> Exercise task: Word for word, copy all the data and drop the pictures.
— begin —
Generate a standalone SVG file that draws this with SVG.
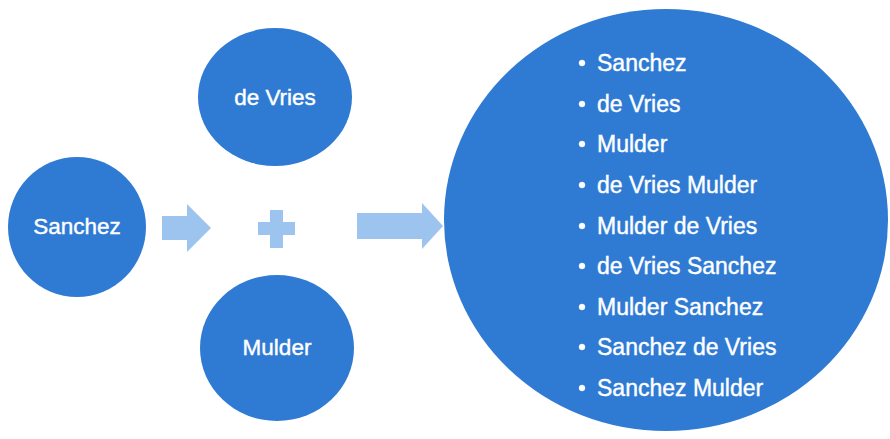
<svg xmlns="http://www.w3.org/2000/svg" width="890" height="439" viewBox="0 0 890 439">
<style>
.node{fill:#2f7bd4;}
.lbl{font-family:"Liberation Sans",Arial,sans-serif;font-size:22.5px;fill:#ffffff;stroke:#ffffff;stroke-width:0.4;text-anchor:middle;}
.item{font-family:"Liberation Sans",Arial,sans-serif;font-size:23px;fill:#ffffff;stroke:#ffffff;stroke-width:0.4;}
.conn{fill:#9dc3ef;}
</style>
<rect width="890" height="439" fill="#ffffff"/>
<g id="node-sanchez">
<ellipse class="node" cx="77" cy="227" rx="69" ry="70"/>
<text class="lbl" x="77" y="234">Sanchez</text>
</g>
<g id="node-devries">
<ellipse class="node" cx="275" cy="97" rx="77" ry="69"/>
<text class="lbl" x="275" y="105">de Vries</text>
</g>
<g id="node-mulder">
<ellipse class="node" cx="277" cy="348" rx="77" ry="73"/>
<text class="lbl" x="277" y="355">Mulder</text>
</g>
<g id="node-result">
<ellipse class="node" cx="666" cy="220" rx="222" ry="211"/>
<g class="item">
<circle cx="582" cy="63" r="3"/><text x="597" y="71">Sanchez</text>
<circle cx="582" cy="104" r="3"/><text x="597" y="112">de Vries</text>
<circle cx="582" cy="144" r="3"/><text x="597" y="152">Mulder</text>
<circle cx="582" cy="185" r="3"/><text x="597" y="193">de Vries Mulder</text>
<circle cx="582" cy="226" r="3"/><text x="597" y="234">Mulder de Vries</text>
<circle cx="582" cy="266" r="3"/><text x="597" y="274">de Vries Sanchez</text>
<circle cx="582" cy="307" r="3"/><text x="597" y="315">Mulder Sanchez</text>
<circle cx="582" cy="347" r="3"/><text x="597" y="355">Sanchez de Vries</text>
<circle cx="582" cy="388" r="3"/><text x="597" y="396">Sanchez Mulder</text>
</g>
</g>
<g id="connectors">
<polygon class="conn" points="162,216 187,216 187,204 211,228 187,252 187,240 162,240"/>
<polygon class="conn" points="258,222 270,222 270,210 283,210 283,222 295,222 295,235 283,235 283,248 270,248 270,235 258,235"/>
<polygon class="conn" points="357,213 422,213 422,203 443,226 422,249 422,239 357,239"/>
</g>
</svg>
— end —
> Task answer:
Generate a standalone SVG file that draws this with SVG.
<svg xmlns="http://www.w3.org/2000/svg" width="890" height="439" viewBox="0 0 890 439">
<style>
.node{fill:#2f7bd4;}
.lbl{font-family:"Liberation Sans",Arial,sans-serif;font-size:22.5px;fill:#ffffff;stroke:#ffffff;stroke-width:0.4;text-anchor:middle;}
.item{font-family:"Liberation Sans",Arial,sans-serif;font-size:23px;fill:#ffffff;stroke:#ffffff;stroke-width:0.4;}
.conn{fill:#9dc3ef;}
</style>
<rect width="890" height="439" fill="#ffffff"/>
<g id="node-sanchez">
<ellipse class="node" cx="77" cy="227" rx="69" ry="70"/>
<text class="lbl" x="77" y="234">Sanchez</text>
</g>
<g id="node-devries">
<ellipse class="node" cx="275" cy="97" rx="77" ry="69"/>
<text class="lbl" x="275" y="105">de Vries</text>
</g>
<g id="node-mulder">
<ellipse class="node" cx="277" cy="348" rx="77" ry="73"/>
<text class="lbl" x="277" y="355">Mulder</text>
</g>
<g id="node-result">
<ellipse class="node" cx="666" cy="220" rx="222" ry="211"/>
<g class="item">
<circle cx="582" cy="63" r="3"/><text x="597" y="71">Sanchez</text>
<circle cx="582" cy="104" r="3"/><text x="597" y="112">de Vries</text>
<circle cx="582" cy="144" r="3"/><text x="597" y="152">Mulder</text>
<circle cx="582" cy="185" r="3"/><text x="597" y="193">de Vries Mulder</text>
<circle cx="582" cy="226" r="3"/><text x="597" y="234">Mulder de Vries</text>
<circle cx="582" cy="266" r="3"/><text x="597" y="274">de Vries Sanchez</text>
<circle cx="582" cy="307" r="3"/><text x="597" y="315">Mulder Sanchez</text>
<circle cx="582" cy="347" r="3"/><text x="597" y="355">Sanchez de Vries</text>
<circle cx="582" cy="388" r="3"/><text x="597" y="396">Sanchez Mulder</text>
</g>
</g>
<g id="connectors">
<polygon class="conn" points="162,216 187,216 187,204 211,228 187,252 187,240 162,240"/>
<polygon class="conn" points="258,222 270,222 270,210 283,210 283,222 295,222 295,235 283,235 283,248 270,248 270,235 258,235"/>
<polygon class="conn" points="357,213 422,213 422,203 443,226 422,249 422,239 357,239"/>
</g>
</svg>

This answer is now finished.